Director James Cameron Being Sued, Accused Of Stealing Avatar Idea

A man has filed a lawsuit against the Avatar director James Cameron, claiming he stole his idea for the making of the 3-D blockbuster movie.

Eric Ryder, a self proclaimed Sci-Fi junkie, filed the suit in Los Angeles Superior Court. Ryder claims that in 1999, while he worked for Cameron’s Lightstorm Entertainment business, he wrote a story called K.R.Z. 2068, and created photos, 3-D imagery and character elements for a planned movie the company was working on.
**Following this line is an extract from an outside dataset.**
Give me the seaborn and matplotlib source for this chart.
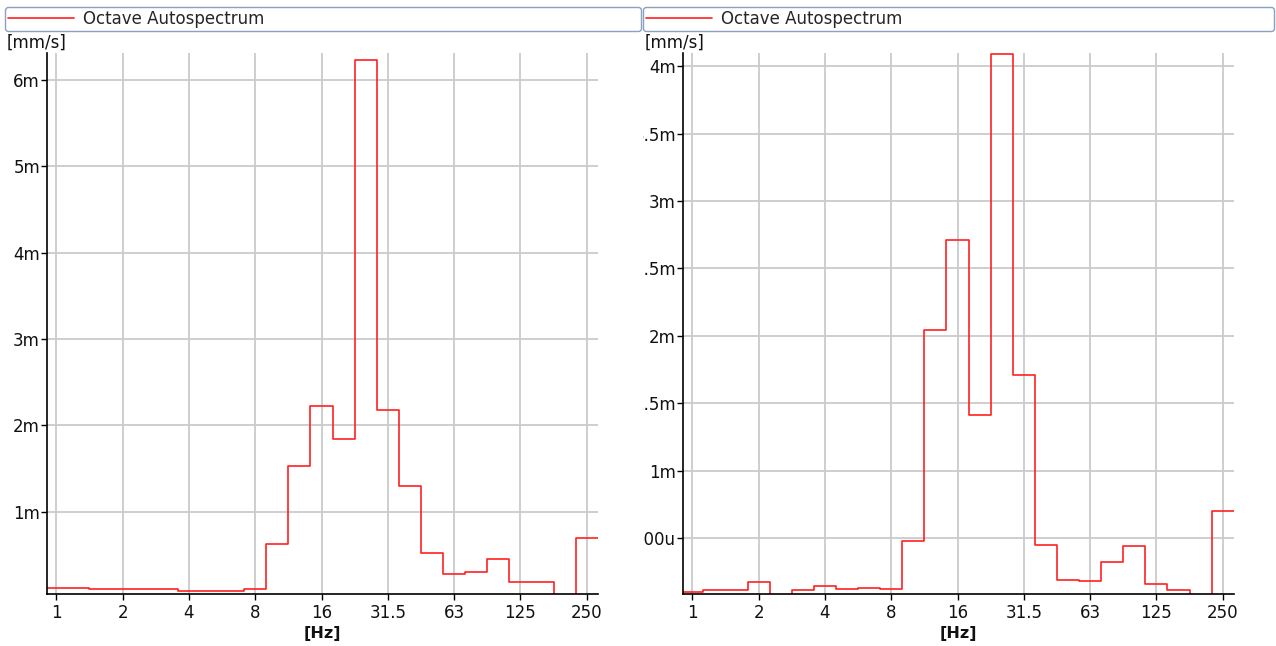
"""
Octave autospectrum, two channels side by side.
1/3-octave bands from 1 Hz to 250 Hz drawn as stairs on a log2 frequency axis.
"""

import numpy as np
import pandas as pd
import matplotlib
matplotlib.use("Agg")
import matplotlib.pyplot as plt
import matplotlib.transforms as mtransforms
import seaborn as sns

sns.set_theme(style="ticks")
plt.rcParams["font.family"] = ["DejaVu Sans"]

# ---------------------------------------------------------
# Data (band levels in milli-[mm/s]; 0 = below the axis floor)
# ---------------------------------------------------------
band_idx = np.arange(25)  # 1, 1.25, 1.6 ... 200, 250 Hz
octave_labels = ["1", "2", "4", "8", "16", "31.5", "63", "125", "250"]

left_vals = [0.12, 0.12, 0.106, 0.106, 0.106, 0.106, 0.09, 0.09, 0.09, 0.106,
             0.63, 1.53, 2.23, 1.84, 6.23, 2.18, 1.30, 0.53, 0.28, 0.30,
             0.46, 0.19, 0.19, 0.0, 0.70]
right_vals = [0.10, 0.11, 0.11, 0.174, 0.0, 0.11, 0.14, 0.12, 0.13, 0.12,
              0.48, 2.04, 2.71, 1.41, 4.09, 1.71, 0.45, 0.19, 0.18, 0.32,
              0.44, 0.16, 0.11, 0.0, 0.70]

left_yticks = [1, 2, 3, 4, 5, 6]
left_ylabels = ["1m", "2m", "3m", "4m", "5m", "6m"]
right_yticks = [0.5, 1, 1.5, 2, 2.5, 3, 3.5, 4]
right_ylabels = ["500u", "1m", "1.5m", "2m", "2.5m", "3m", "3.5m", "4m"]

W, H = 1276, 646
GRID = "#cacaca"
TXT = "#111111"
FS = 12


def stair_frame(vals):
    edges = 2.0 ** ((np.append(band_idx, band_idx[-1] + 1) - 0.5) / 3)
    return pd.DataFrame({"f": edges, "v": list(vals) + [vals[-1]]})


fig = plt.figure(figsize=(W / 100, H / 100), dpi=100)


def panel(x0_px, box, vals, yticks, ylabels, ylim):
    ax = fig.add_axes([x0_px / W, 1 - 594 / H, 551 / W, (594 - 53) / H])
    sns.lineplot(data=stair_frame(vals), x="f", y="v", estimator=None, sort=False,
                 drawstyle="steps-post", color="#ff2020", lw=1.2,
                 label="Octave Autospectrum", ax=ax)
    ax.set_xscale("log", base=2)
    ax.set_xlim(2 ** -0.14, 2 ** 8.17)
    ax.set_ylim(*ylim)
    ax.set_xticks(2.0 ** np.arange(9))
    ax.set_xticklabels(octave_labels)
    ax.minorticks_off()
    ax.set_yticks(yticks)
    ax.set_yticklabels(ylabels)
    ax.set(ylabel="")
    ax.set_xlabel("[Hz]", fontweight="bold", fontsize=11.5, color=TXT, labelpad=3)
    ax.grid(True, color=GRID, lw=1.3)
    ax.set_axisbelow(True)
    sns.despine(ax=ax)
    for s in ("left", "bottom"):
        ax.spines[s].set_color("black")
        ax.spines[s].set_linewidth(1.2)
    ax.tick_params(axis="both", direction="out", length=4, width=1,
                   color="black", labelsize=FS, labelcolor=TXT)
    ax.tick_params(axis="y", pad=1)
    ax.tick_params(axis="x", pad=3)
    bx0, bx1 = box
    ax.legend(loc="lower left", mode="expand", borderaxespad=0,
              bbox_to_anchor=(bx0 / W, 1 - 31 / H, (bx1 - bx0) / W, 23 / H),
              bbox_transform=fig.transFigure, fontsize=FS, frameon=True,
              fancybox=True, edgecolor="#8aa2c0", framealpha=1,
              borderpad=0.18, handlelength=3.95, handletextpad=0.55)
    ax.get_legend().get_frame().set_linewidth(1.0)
    fig.text((bx0 + 2) / W, 1 - 43 / H, "[mm/s]", fontsize=FS,
             color=TXT, va="center", ha="left")
    return ax


ax_l = panel(47, (5, 641), left_vals, left_yticks, left_ylabels, (0.05, 6.31))
ax_r = panel(683, (643, 1274), right_vals, right_yticks, right_ylabels, (0.083, 4.10))

# right panel tick labels are cut at the panel border
clip = mtransforms.TransformedBbox(
    mtransforms.Bbox([[643 / W, 0], [1, 1]]), fig.transFigure)
for lab in ax_r.get_yticklabels():
    lab.set_clip_box(clip)
    lab.set_clip_on(True)

fig.savefig("out.png", dpi=100)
According to the lawsuit, Ryder imagined a movie “about a corporation’s colonization and plundering of a distant moon’s lush and wondrous natural setting, the corporation’s spy sent to crush an insurrection on the distant moon among anthropomorphic, organically created beings populated that moon, and the spy’s remote sensing experiences with the beings, emotional attachment to one of them in particular and eventual spiritual transformation into a leader of the lunar beings’ revolt against the corporation’s mining practices.”

Ryder also mentioned that the company agreed it would not use any of the material he developed, “sharing in the commercial receipts and the writer and producer credits.” He claims Lightstorm argued “no one was interested in seeing an environmentally themed sci-fi adventures”, so they wouldn’t use his work.

Cameron and the producers of Avatar have been sued before over the film, and still haven’t been issued to pay out not even a penny for infringement.